Certo è che lascia basiti il fatto che l’Ilva faccia ricorso perché ritiene troppo pesanti le prescrizioni presenti nell’A.I.A. Per chi è a corto di memoria, ricordiamo come nel documento redatto lo scorso 5 luglio, scomparvero “stranamente” proprio quelle che in realtà sarebbero dovute essere delle vere prescrizioni: scomparve la rete di monitoraggio esterna alla cokeria, importante per rilevare le emissioni di IPA e del benzo(a)pirene; venne depotenziato il sistema di video registrazione delle emissioni diffuse e fuggitive; vennero aumentati i limiti per i macroinquinanti, tra cui le polveri, ossidi di azoto e di zolfo per cui però l’Ilva fa ricorso; il monitoraggio di sostanze come cadmio, cromoesavalente, mercurio, arsenico non avviene alla fonte di emissione ma allo sbocco a mare quando le sostanze sono diluite: ed anche su questo hanno inoltrato ricorso; venne “dimenticata” la copertura del parco minerali (che oggi Vendola e soci ritengono fondamentale: ma quel 5 luglio, lo stesso Vendola, Florido e Stefàno oltre ai sindacati si dettero alla latitanza) lasciando al solo barrieramento la “soluzione” del problema; non venne previsto alcun sistema di abbattimento degli inquinanti emessi dai camini delle cokerie, grazie anche ad una controdeduzione dei tecnici Ilva accolta dalla Regione, che però oggi si lamenta della poca severità dell’A.I.A.; non venne previsto il monitoraggio in continuo degli Ipa (Idrocarburi policiclici aromatici); infine venne dato l’ok per aumentare la capacità produttiva 15 milioni tonnellate a cui, ovviamente, corrisponde un aumento dell’inquinamento.

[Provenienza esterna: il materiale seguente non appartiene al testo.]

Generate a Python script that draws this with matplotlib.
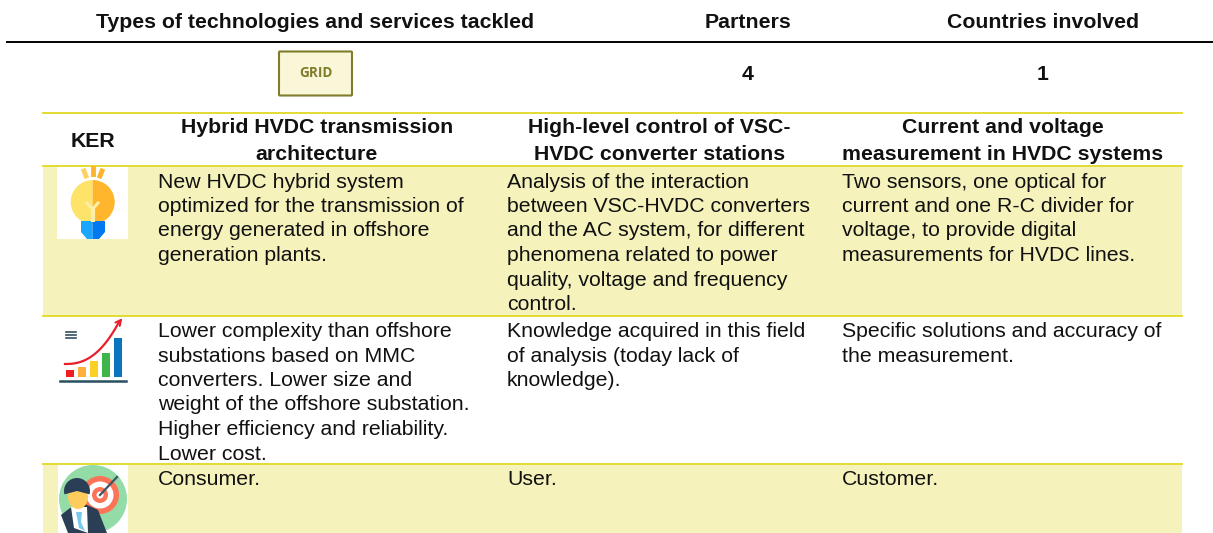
import matplotlib
matplotlib.use('Agg')
import matplotlib.pyplot as plt
from matplotlib.patches import Rectangle, Circle, Wedge, Polygon, Ellipse, FancyBboxPatch
import numpy as np

plt.rcParams['font.family'] = ['Liberation Sans', 'DejaVu Sans']

# table text
top_headers = ['Types of technologies and services tackled', 'Partners', 'Countries involved']
top_values = ['4', '1']
tech_label = 'GRID'
ker_label = 'KER'
col_headers = ['Hybrid HVDC transmission\narchitecture',
               'High-level control of VSC-\nHVDC converter stations',
               'Current and voltage\nmeasurement in HVDC systems']
row1 = ['New HVDC hybrid system\noptimized for the transmission of\nenergy generated in offshore\ngeneration plants.',
        'Analysis of the interaction\nbetween VSC-HVDC converters\nand the AC system, for different\nphenomena related to power\nquality, voltage and frequency\ncontrol.',
        'Two sensors, one optical for\ncurrent and one R-C divider for\nvoltage, to provide digital\nmeasurements for HVDC lines.']
row2 = ['Lower complexity than offshore\nsubstations based on MMC\nconverters. Lower size and\nweight of the offshore substation.\nHigher efficiency and reliability.\nLower cost.',
        'Knowledge acquired in this field\nof analysis (today lack of\nknowledge).',
        'Specific solutions and accuracy of\nthe measurement.']
row3 = ['Consumer.', 'User.', 'Customer.']

fig = plt.figure(figsize=(12.13, 5.33), dpi=100)
ax = fig.add_axes([0, 0, 1, 1])
ax.set_xlim(0, 1213)
ax.set_ylim(533, 0)
ax.axis('off')

FILL = '#f5f2bb'
LINE = '#e2dc34'
FS = 15.3


def put_lines(x, y0, s, step, **kw):
    # one text per line so the line pitch is exact
    for i, line in enumerate(s.split('\n')):
        ax.text(x, y0 + i * step, line, va='baseline', fontsize=FS, color='#111111', **kw)


# bands and rules
ax.add_patch(Rectangle((43, 167), 1139, 149, color=FILL, lw=0))
ax.add_patch(Rectangle((43, 464), 1139, 69, color=FILL, lw=0))
ax.plot([7, 1213], [42, 42], color='black', lw=1.4)
for y in [113, 166, 316, 464]:
    ax.plot([43, 1182], [y, y], color=LINE, lw=1.4)

# top header
for x, s in zip([315, 748, 1043], top_headers):
    put_lines(x, 27.5, s, 0, ha='center', fontweight='bold')
for x, s in zip([748, 1043], top_values):
    put_lines(x, 80, s, 0, ha='center', fontweight='bold')

# GRID box
ax.add_patch(FancyBboxPatch((279, 51.5), 73, 44, boxstyle='round,pad=0,rounding_size=1',
                            fc='#f9f7d8', ec='#7f7c2c', lw=1.5))
ax.text(315.5, 73, tech_label, ha='center', va='center', fontsize=9.8, fontweight='bold',
        color='#7f7c2c', family=['Open Sans', 'DejaVu Sans'])

# column headers
put_lines(93, 147, ker_label, 0, ha='center', fontweight='bold')
for x, s in zip([317, 659.5, 1003], col_headers):
    put_lines(x, 133, s, 27, ha='center', fontweight='bold')

# body
col_x = [158, 507, 842]
for rows, y0 in zip([row1, row2, row3], [187.5, 337, 485]):
    for x, s in zip(col_x, rows):
        put_lines(x, y0, s, 24.5, ha='left')

# bulb icon
ax.add_patch(Rectangle((57, 167), 71, 72, color='white', lw=0, zorder=3))
ax.add_patch(Wedge((92.7, 202), 22, 90, 270, fc='#fee36b', lw=0, zorder=4))
ax.add_patch(Wedge((92.7, 202), 22, 270, 90, fc='#ffb52c', lw=0, zorder=4))
ax.add_patch(Polygon([(81, 221), (92.7, 221), (92.7, 239), (87, 239), (81, 232)], fc='#1aa6ff', lw=0, zorder=4))
ax.add_patch(Polygon([(92.7, 221), (105, 221), (105, 232), (99, 239), (92.7, 239)], fc='#0078f0', lw=0, zorder=4))
ax.plot([92.7, 92.7], [222, 208], color='#ffeea6', lw=3, zorder=5, solid_capstyle='butt')
ax.plot([87, 92.7, 98], [203, 209, 203], color='#ffeea6', lw=2.2, zorder=5)
ax.plot([84, 86], [171, 176], color='#fdd160', lw=3.5, zorder=4)
ax.plot([92.7, 92.7], [168, 174], color='#fdb52c', lw=3.5, zorder=4)
ax.plot([102, 100], [171, 176], color='#fdb52c', lw=3.5, zorder=4)

# growth icon
for y in [332, 335, 338]:
    ax.plot([66, 76], [y, y], color='#33505f', lw=1.2)
bar_x = [66, 78, 90, 102, 114]
bar_top = [370, 367, 361, 353, 338]
bar_col = ['#ee2024', '#ffb03b', '#fad122', '#3fb549', '#0a75bd']
for x, t, c in zip(bar_x, bar_top, bar_col):
    ax.add_patch(Rectangle((x, t), 8, 377 - t, color=c, lw=0))
ax.plot([60, 126], [381, 381], color='#27505f', lw=1.8)
t = np.linspace(0, 1, 30)
ax.plot(65 + 54 * t, 364 - 42 * t ** 2.4, color='#e8202a', lw=1.6)
ax.annotate('', xy=(124, 316), xytext=(117, 325),
            arrowprops=dict(arrowstyle='->', color='#e8202a', lw=1.4))

# target icon
ax.add_patch(Rectangle((58, 465), 70, 68, color='white', lw=0, zorder=3))
ax.add_patch(Circle((93, 499), 34, fc='#93dca8', lw=0, zorder=4))
for r, c in zip([19, 13.5, 8, 3.5], ['#fd7358', 'white', '#fd7358', 'white']):
    ax.add_patch(Circle((100, 495), r, fc=c, lw=0, zorder=5))
ax.plot([100, 117], [495, 477], color='#3f5566', lw=1.6, zorder=6)
ax.add_patch(Polygon([(61, 515), (70, 508), (85, 504), (98, 510), (107, 533), (68, 533)], fc='#2a3f55', lw=0, zorder=6))
ax.add_patch(Polygon([(71, 507), (87, 507), (88, 533), (74, 528)], fc='white', lw=0, zorder=7))
ax.add_patch(Polygon([(76, 512), (82, 512), (81, 522), (85, 531), (79, 528)], fc='#79c9ef', lw=0, zorder=8))
ax.add_patch(Ellipse((78, 497), 20, 24, fc='#fdcc5c', lw=0, zorder=8))
ax.add_patch(Wedge((77, 491), 13, 165, 15, fc='#2a3f55', lw=0, zorder=9))

fig.savefig('out.png', dpi=100)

Ultimo, ma non certo per importanza, il mancato campionamento in continuo della diossina, che consentirebbe di controllare 24 ore su 24 per tutto l’anno le emissioni di diossina in uscita dal camino E312. Nel parere istruttorio, in merito al campionamento in continuo, viene tutto rimandato a tavoli tecnici (controdeduzione dell’Ilva nuovamente accolta dalla Regione). E già lo scorso luglio denunciammo proprio questa scelta: per il semplice motivo che forse non tutti sanno i tavoli tecnici decidono tutto all’unanimità: questo vuol dire che possono passare, mesi o addirittura anni prima che venga presa una decisione. E non è un caso, infatti, se nella nota dello scorso 27 febbraio in cui veniva commentato il provvedimento dell’ordinanza del Sindaco, l’Ilva, sulla questione del campionamento, dichiarava come “per quanto riguarda la fattibilità abbiamo già detto la scorsa settimana di come siamo pronti a partire con il campionamento di lungo periodo. Aspettiamo che siano le Istituzioni preposte ad indicarci la tecnologia da utilizzare”: altro tempo perso, dunque, proprio perché quel tavolo tecnico ancora non si è riunito.

Alla fine del gioco, dunque, mentre la politica e i sindacati continuano a produrre solamente una marea di chiacchiere, fingendo di indignarsi ed impegnarsi da bravi commedianti, ignorando volutamente il fatto di non aver agito per tempo ed illudendosi di restare pressoché immuni da responsabilità, chi continua a fare sul serio e ad utilizzare tutte le proprie armi, è proprio l’Ilva. Che conosce alla perfezione il diritto, le leggi, che sa come muoversi e come continuare a fare ciò che meglio crede sul territorio. E, soprattutto, conosce perfettamente che statura politica e morale hanno i suoi “competitor”: per questo, al di là di qualche nota ufficiale, resta al chiuso delle sue stanze, preferendo l’aula di un tribunale come scenario ideale per decidere il proprio futuro. Ed il nostro.